The McDonald's #1 Store Museum is housed in a replica of the former McDonald's restaurant in Des Plaines, Illinois, opened by Ray Kroc in April 1955. The company usually refers to this as The Original McDonald's, although it is not the first McDonald's restaurant but the ninth; the first was opened by Dick and Mac McDonald in San Bernardino, California, in 1940, while the oldest McDonald's still in operation is the fourth one built, in Downey, California, which opened in 1953. However, the Des Plaines restaurant marked the beginning of future CEO Kroc's involvement with the firm. It opened under the aegis of his franchising company McDonald's Systems, Inc., which became McDonald's Corporation after Kroc purchased the McDonald brothers' stake in the firm.

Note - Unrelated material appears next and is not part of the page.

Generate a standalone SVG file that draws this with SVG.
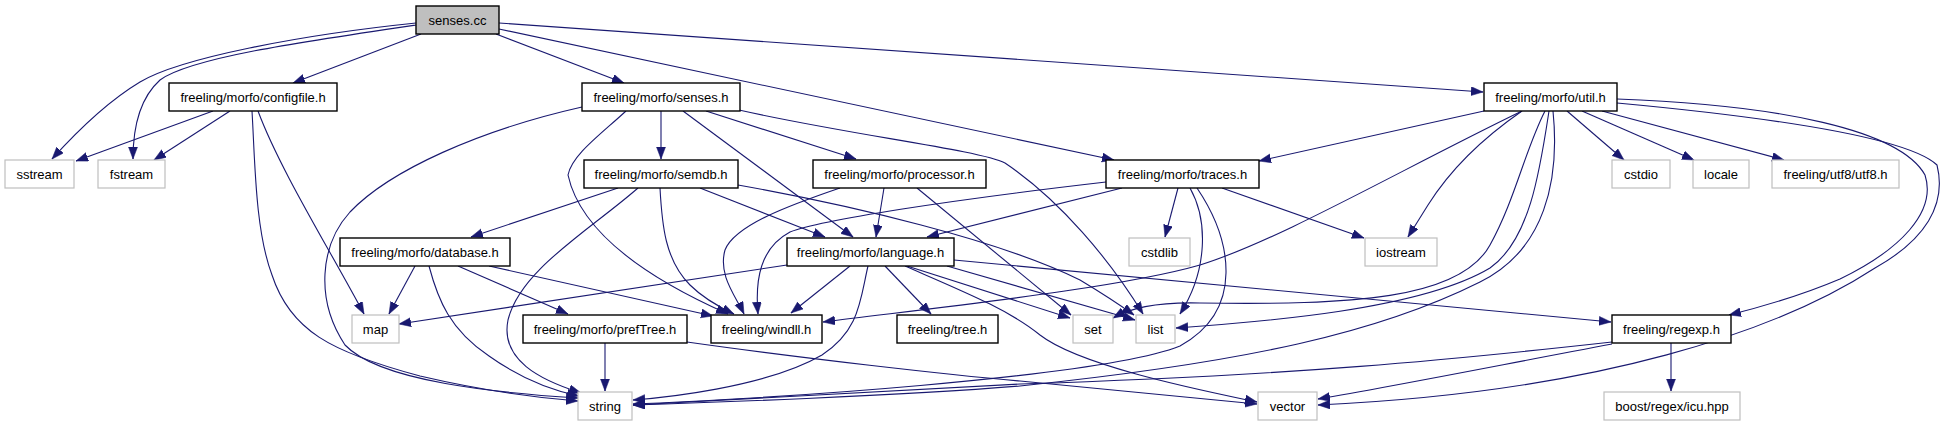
<svg xmlns="http://www.w3.org/2000/svg" width="1946" height="427" viewBox="0 0 1946 427">
<style>
.n rect{fill:#fff;stroke:#000;stroke-width:1.4}
.n.ext rect{stroke:#bfbfbf;stroke-width:1.2}
.n.root rect{fill:#bfbfbf}
.n text{font-family:"Liberation Sans",Arial,sans-serif;font-size:13px;fill:#000;text-anchor:middle}
.e path{fill:none;stroke:#191970;stroke-width:1.1;marker-end:url(#ah)}
</style>
<defs>
<marker id="ah" markerUnits="userSpaceOnUse" markerWidth="13" markerHeight="10" refX="12" refY="4.5" orient="auto">
<path d="M0,0 L12,4.5 L0,9 z" fill="#191970" stroke="#191970" stroke-width="0.5"/>
</marker>
</defs>
<rect width="1946" height="427" fill="#fff"/>
<g id="edges" class="e">
<!-- senses.cc -->
<path d="M416,23 C300,35 180,58 140,82 C110,100 80,128 52,159"/>
<path d="M416,25 C300,42 190,58 160,80 C140,98 133,125 133,159"/>
<path d="M421,34 L293,83"/>
<path d="M496,34 L624,83"/>
<path d="M499,29 L1114,160"/>
<path d="M499,23 L1483,92"/>
<!-- configfile.h -->
<path d="M213,111 L76,161"/>
<path d="M230,111 L154,160"/>
<path d="M252,111 C255,160 255,230 272,275 C290,330 330,352 420,376 C480,390 540,398 578,401"/>
<path d="M258,111 C280,170 330,250 364,314"/>
<!-- senses.h -->
<path d="M582,107 C480,130 390,170 350,212 C320,245 315,300 345,345 C380,382 500,393 578,398"/>
<path d="M626,111 C600,135 572,155 568,175 C580,230 640,275 728,314"/>
<path d="M661,111 L661,159"/>
<path d="M683,111 L853,237"/>
<path d="M706,111 L856,159"/>
<path d="M739,110 C850,135 980,150 1005,163 C1060,200 1110,260 1143,314"/>
<!-- semdb.h -->
<path d="M618,188 L471,237"/>
<path d="M638,188 C590,230 520,270 508,320 C500,360 540,380 581,393"/>
<path d="M660,188 C662,225 665,260 690,285 C700,295 715,305 734,314"/>
<path d="M700,188 L825,237"/>
<path d="M738,185 C850,205 1000,240 1080,280 C1100,292 1120,305 1134,315"/>
<!-- processor.h -->
<path d="M884,188 L876,237"/>
<path d="M917,188 L1071,315"/>
<path d="M840,188 C790,205 735,225 725,250 C718,275 735,295 744,314"/>
<!-- traces.h -->
<path d="M1106,182 C950,200 820,220 790,232 C760,248 755,280 758,314"/>
<path d="M1122,188 L927,237"/>
<path d="M1178,188 L1165,237"/>
<path d="M1190,188 C1208,220 1208,270 1180,314"/>
<path d="M1222,188 L1364,238"/>
<path d="M1197,188 C1232,240 1245,310 1180,346 C1100,378 750,400 633,404"/>
<!-- util.h -->
<path d="M1484,111 L1259,161"/>
<path d="M1522,111 C1400,170 1280,240 1200,265 C1120,288 950,306 823,322"/>
<path d="M1522,111 C1480,140 1450,170 1428,205 L1408,237"/>
<path d="M1545,111 C1525,150 1515,200 1490,245 C1460,300 1350,305 1200,303 C1160,302 1130,308 1113,318"/>
<path d="M1549,111 C1540,170 1530,240 1490,268 C1420,310 1260,322 1176,328"/>
<path d="M1553,111 C1560,180 1545,250 1480,282 C1380,332 1250,362 1020,386 C900,396 700,403 633,405"/>
<path d="M1567,111 L1624,160"/>
<path d="M1582,111 L1694,160"/>
<path d="M1602,111 L1784,160"/>
<path d="M1617,99 C1780,105 1900,130 1925,175 C1937,212 1900,250 1840,279 C1800,296 1765,306 1729,315"/>
<path d="M1617,103 C1800,120 1910,140 1937,165 C1947,205 1925,240 1875,268 C1780,330 1600,392 1318,405"/>
<!-- database.h -->
<path d="M415,266 L389,314"/>
<path d="M429,266 C438,300 450,330 489,356 C520,378 550,390 579,396"/>
<path d="M458,266 L568,314"/>
<path d="M489,266 L713,316"/>
<!-- language.h -->
<path d="M787,265 L399,324"/>
<path d="M850,266 L791,313"/>
<path d="M885,266 L931,314"/>
<path d="M907,266 L1070,318"/>
<path d="M947,266 L1135,320"/>
<path d="M868,266 C860,300 860,330 822,355 C765,388 660,398 633,400"/>
<path d="M905,266 C960,290 1010,310 1040,335 C1080,366 1200,390 1257,402"/>
<path d="M954,260 L1611,322"/>
<!-- prefTree.h -->
<path d="M605,343 L605,391"/>
<path d="M687,342 C800,358 950,375 1020,381 C1120,390 1200,398 1257,404"/>
<!-- regexp.h -->
<path d="M1612,342 C1450,360 1300,375 1020,384 C850,392 700,402 633,405"/>
<path d="M1612,344 C1500,365 1400,385 1318,399"/>
<path d="M1671,343 L1671,391"/>
</g>
<g id="senses_cc" class="n root"><rect x="416" y="6" width="83" height="28"/><text x="457.5" y="24.5">senses.cc</text></g>
<g id="configfile_h" class="n"><rect x="169" y="83" width="168" height="28"/><text x="253" y="101.5">freeling/morfo/configfile.h</text></g>
<g id="senses_h" class="n"><rect x="582" y="83" width="158" height="28"/><text x="661" y="101.5">freeling/morfo/senses.h</text></g>
<g id="util_h" class="n"><rect x="1484" y="83" width="133" height="28"/><text x="1550.5" y="101.5">freeling/morfo/util.h</text></g>
<g id="sstream" class="n ext"><rect x="5" y="160" width="69" height="28"/><text x="39.5" y="178.5">sstream</text></g>
<g id="fstream" class="n ext"><rect x="98" y="160" width="67" height="28"/><text x="131.5" y="178.5">fstream</text></g>
<g id="semdb_h" class="n"><rect x="584" y="160" width="154" height="28"/><text x="661" y="178.5">freeling/morfo/semdb.h</text></g>
<g id="processor_h" class="n"><rect x="813" y="160" width="173" height="28"/><text x="899.5" y="178.5">freeling/morfo/processor.h</text></g>
<g id="traces_h" class="n"><rect x="1106" y="160" width="153" height="28"/><text x="1182.5" y="178.5">freeling/morfo/traces.h</text></g>
<g id="cstdio" class="n ext"><rect x="1612" y="160" width="58" height="28"/><text x="1641" y="178.5">cstdio</text></g>
<g id="locale" class="n ext"><rect x="1693" y="160" width="56" height="28"/><text x="1721" y="178.5">locale</text></g>
<g id="utf8_h" class="n ext"><rect x="1772" y="160" width="127" height="28"/><text x="1835.5" y="178.5">freeling/utf8/utf8.h</text></g>
<g id="database_h" class="n"><rect x="340" y="238" width="170" height="28"/><text x="425" y="256.5">freeling/morfo/database.h</text></g>
<g id="language_h" class="n"><rect x="787" y="238" width="167" height="28"/><text x="870.5" y="256.5">freeling/morfo/language.h</text></g>
<g id="cstdlib" class="n ext"><rect x="1129" y="238" width="61" height="28"/><text x="1159.5" y="256.5">cstdlib</text></g>
<g id="iostream" class="n ext"><rect x="1365" y="238" width="72" height="28"/><text x="1401" y="256.5">iostream</text></g>
<g id="map" class="n ext"><rect x="352" y="315" width="47" height="28"/><text x="375.5" y="333.5">map</text></g>
<g id="prefTree_h" class="n"><rect x="523" y="315" width="164" height="28"/><text x="605" y="333.5">freeling/morfo/prefTree.h</text></g>
<g id="windll_h" class="n"><rect x="711" y="315" width="111" height="28"/><text x="766.5" y="333.5">freeling/windll.h</text></g>
<g id="tree_h" class="n"><rect x="897" y="315" width="101" height="28"/><text x="947.5" y="333.5">freeling/tree.h</text></g>
<g id="set" class="n ext"><rect x="1073" y="315" width="40" height="28"/><text x="1093" y="333.5">set</text></g>
<g id="list" class="n ext"><rect x="1136" y="315" width="39" height="28"/><text x="1155.5" y="333.5">list</text></g>
<g id="regexp_h" class="n"><rect x="1612" y="315" width="119" height="28"/><text x="1671.5" y="333.5">freeling/regexp.h</text></g>
<g id="string" class="n ext"><rect x="578" y="392" width="54" height="28"/><text x="605" y="410.5">string</text></g>
<g id="vector" class="n ext"><rect x="1258" y="392" width="59" height="28"/><text x="1287.5" y="410.5">vector</text></g>
<g id="boost_icu" class="n ext"><rect x="1604" y="392" width="136" height="28"/><text x="1672" y="410.5">boost/regex/icu.hpp</text></g>
</svg>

The actual Des Plaines restaurant was demolished in 1984, but McDonald's realized they had a history to preserve, so they built a replica. With golden arches soaring over a glass and metal, red-and-white tiled exterior, the building largely follows the McDonald brothers' original blueprints, which they had introduced when they began franchising in 1953; a Phoenix, Arizona, restaurant was the first built in this manner. Kroc's restaurant was the first McDonald's built in a colder climate, and some adaptations were made to the design, including a basement and a furnace.

The entrance sign is original, with early cartoon mascot "Speedee," representing the innovative Speedee Service System, inspired by assembly-line production, the McDonald brothers had introduced in 1948. It has, however, been moved from its original location at the south end of the property. The sign boasts "We have sold over 1 million." The replica museum offers irregular summer hours and is often closed; tours are by appointment. The ground floor exhibits original fry vats, milkshake Multimixers (which Kroc had sold when he first encountered the San Bernardino McDonald's restaurant), soda barrels, and grills, attended to by a crew of male mannequins in 1950s uniforms. Visitors can walk in through the back or peek through the order windows in front (there was no sit-down restaurant section in 1955). In the basement is a collection of vintage ads, photos, and a video about McDonald's history.

A new, modern McDonald's was built across the street, replacing a Howard Johnson's restaurant (then Ground Round). Over at the new McDonald's there are a half dozen glass-enclosed exhibits arrayed around the tables, including red and white tiles from the original restaurant and string ties worn by employees from the 1950s to the early 1970s.